Kelly’s comments, in particular, amounted to “a 911 call to the American people,” she said.
“No one standing behind the seal of the president of the United States of America should be in that position, saying they want to terminate the Constitution of the United States,” she said, a reference to a Trump social media post in which he claimed provisions of the Constitution could be waived in the event of election fraud. No court or election review of the 2020 balloting he’d contested found widespread fraud.
Though Harris’ comments marked an escalation of her rhetoric, Trump for his part has shown no shyness about calling his political opponents enemies of democracy, communists, Marxists and fascists.
As recently as Oct. 16, Trump told Fox News’ Harris Faulkner that Democrats were “the enemy from within.”
“They’re very dangerous. They’re Marxists and communists and fascists, and they’re sick,” he said.
Kamala Harris also tried during the town hall to highlight what she said was a big difference between her and Trump: that she, unlike him, wanted to take a pragmatic approach to policy.
“I think that the American people deserve to have a president who is grounded in what is common sense, what is practical and what is in the best interest of the people, not themselves,” she said.
But she may have undermined her message of bipartisanship somewhat by reiterating her position that the filibuster, the favoured procedural weapon of the minority party in the Senate to kill legislation, may need to be scrapped if the legal precedent of the overturned Roe v. Wade decision, giving women a national right to abortion, is to be revived.

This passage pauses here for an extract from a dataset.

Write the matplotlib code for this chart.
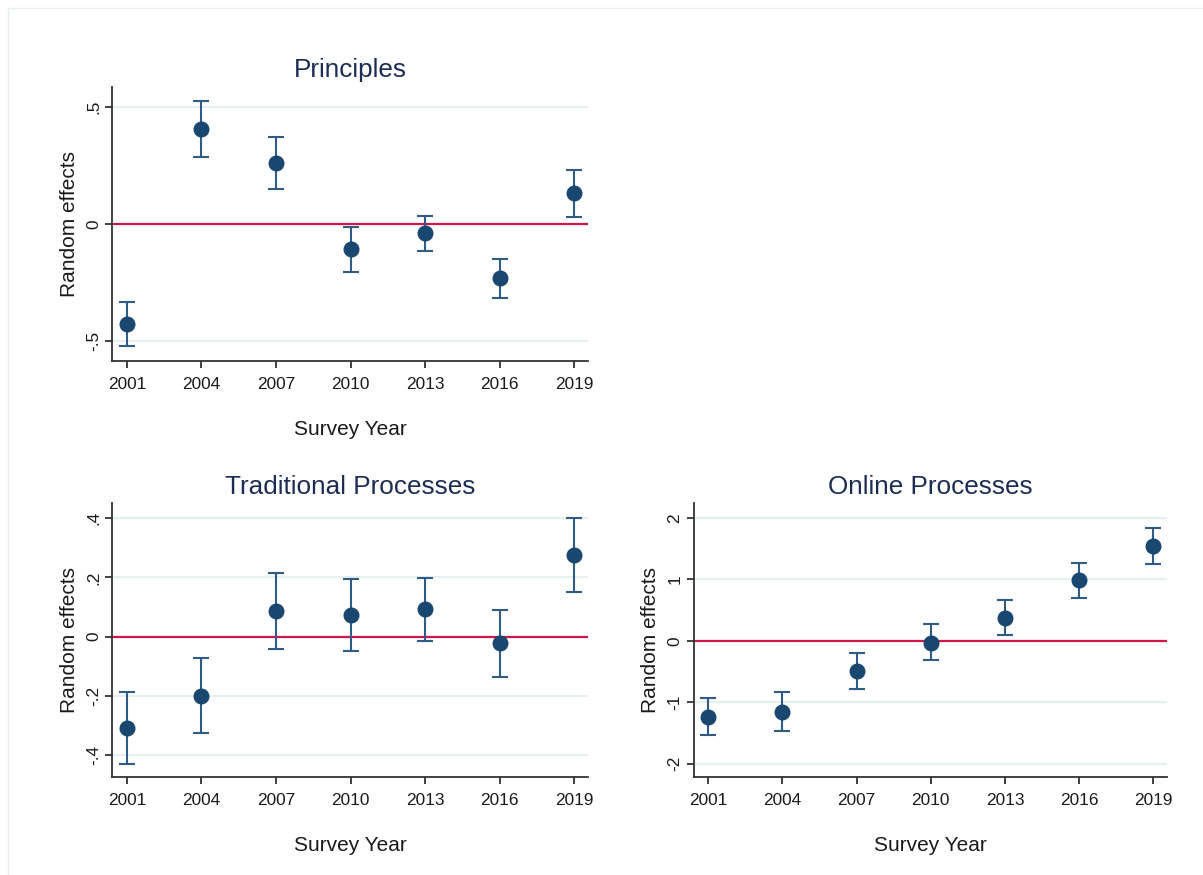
import matplotlib
matplotlib.use("Agg")
import matplotlib.pyplot as plt
from matplotlib.lines import Line2D

plt.rcParams['font.family'] = ['Liberation Sans', 'DejaVu Sans']

years = [2001, 2004, 2007, 2010, 2013, 2016, 2019]

# random effects with 95% bounds, one group of arrays per model
principles_est = [-0.427, 0.405, 0.259, -0.108, -0.040, -0.231, 0.131]
principles_lo = [-0.520, 0.285, 0.148, -0.204, -0.114, -0.315, 0.031]
principles_hi = [-0.333, 0.527, 0.373, -0.014, 0.033, -0.148, 0.232]

traditional_est = [-0.307, -0.200, 0.087, 0.072, 0.092, -0.021, 0.274]
traditional_lo = [-0.428, -0.326, -0.043, -0.049, -0.013, -0.135, 0.151]
traditional_hi = [-0.185, -0.073, 0.215, 0.195, 0.198, 0.091, 0.400]

online_est = [-1.24, -1.15, -0.49, -0.027, 0.38, 0.99, 1.54]
online_lo = [-1.54, -1.47, -0.79, -0.31, 0.10, 0.70, 1.25]
online_hi = [-0.93, -0.83, -0.195, 0.27, 0.66, 1.27, 1.84]

principles_ticks = [-0.5, 0, 0.5]
principles_ticklabels = ['-.5', '0', '.5']
traditional_ticks = [-0.4, -0.2, 0, 0.2, 0.4]
traditional_ticklabels = ['-.4', '-.2', '0', '.2', '.4']
online_ticks = [-2, -1, 0, 1, 2]
online_ticklabels = ['-2', '-1', '0', '1', '2']

NAVY = '#1a476f'
BAR = '#2f5b84'
RED = '#d0174a'
GRID = '#e6eff1'
TITLE = '#1c2c54'
TEXT = '#1a1a1a'


def draw_panel(ax, title, est, lo, hi, ticks, ticklabels, ylim):
    err = [[e - l for e, l in zip(est, lo)], [h - e for e, h in zip(est, hi)]]
    for t in ticks:
        if t != 0:
            ax.axhline(t, color=GRID, linewidth=1.5, zorder=0)
    ax.axhline(0, color=RED, linewidth=1.6, zorder=1)
    ax.errorbar(years, est, yerr=err, fmt='o', color=NAVY, ecolor=BAR,
                elinewidth=1.5, capsize=5.5, capthick=1.5, markersize=10.5, zorder=3)
    ax.set_xlim(2000.4, 2019.56)
    ax.set_ylim(*ylim)
    ax.set_xticks(years)
    ax.set_xticklabels([str(y) for y in years])
    ax.set_yticks(ticks)
    ax.set_yticklabels(ticklabels, rotation=90, va='center')
    for s in ['top', 'right']:
        ax.spines[s].set_visible(False)
    for s in ['left', 'bottom']:
        ax.spines[s].set_color('#333333')
        ax.spines[s].set_linewidth(1.3)
    ax.tick_params(axis='both', length=5, width=1.3, color='#333333',
                   labelsize=12.4, labelcolor=TEXT)
    ax.tick_params(axis='x', pad=6.5)
    ax.tick_params(axis='y', pad=3)
    ax.set_title(title, fontsize=18.8, color=TITLE, pad=7)
    ax.set_xlabel('Survey Year', fontsize=15, color=TEXT, labelpad=20)
    ax.set_ylabel('Random effects', fontsize=15, color=TEXT, labelpad=5)


fig = plt.figure(figsize=(12.03, 8.75), dpi=100)

ax1 = fig.add_axes([0.0931, 0.5874, 0.3957, 0.3132])
ax2 = fig.add_axes([0.0931, 0.1117, 0.3957, 0.3131])
ax3 = fig.add_axes([0.5765, 0.1117, 0.3936, 0.3131])

draw_panel(ax1, 'Principles', principles_est, principles_lo, principles_hi,
           principles_ticks, principles_ticklabels, (-0.585, 0.585))
draw_panel(ax2, 'Traditional Processes', traditional_est, traditional_lo, traditional_hi,
           traditional_ticks, traditional_ticklabels, (-0.474, 0.45))
draw_panel(ax3, 'Online Processes', online_est, online_lo, online_hi,
           online_ticks, online_ticklabels, (-2.22, 2.24))

# thin outer frame along the top and left edges
fx = 7.5 / 1203
fy = 1 - 7.5 / 875
fig.add_artist(Line2D([fx, fx], [0, fy], color='#e6eef0', linewidth=1.0))
fig.add_artist(Line2D([fx, 1], [fy, fy], color='#e6eef0', linewidth=1.0))

fig.savefig('out.png', dpi=100)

Cooper asked how she would realistically try to reinstate Roe by codifying it into law, which would require House passage and a 60-vote supermajority in the Senate to overcome a filibuster.
“I think we need to take a look at the filibuster, to be honest with you,” she said.
In September, Harris told a Wisconsin Public Radio station she favoured at least a carve-out for abortion from the filibuster.
“I think we should eliminate the filibuster for Roe and get us to the point where 51 votes would be what we need to actually put back in law the protections for reproductive freedom,” she said.
Cooper also pressed Harris on whether she still believed a wall along the border with Mexico, one of Trump’s signature initiatives, was “stupid,” as Cooper said she had called it, even though a compromise border bill Harris said she supported would have included money for wall construction.
“You don’t think it’s stupid anymore?” Cooper asked.
“I think what he did and how he did it did not make much sense because he actually didn’t do much of anything,” Harris replied.
“But you do want to build some wall?” Cooper said.
“I want to strengthen our border,” Harris replied.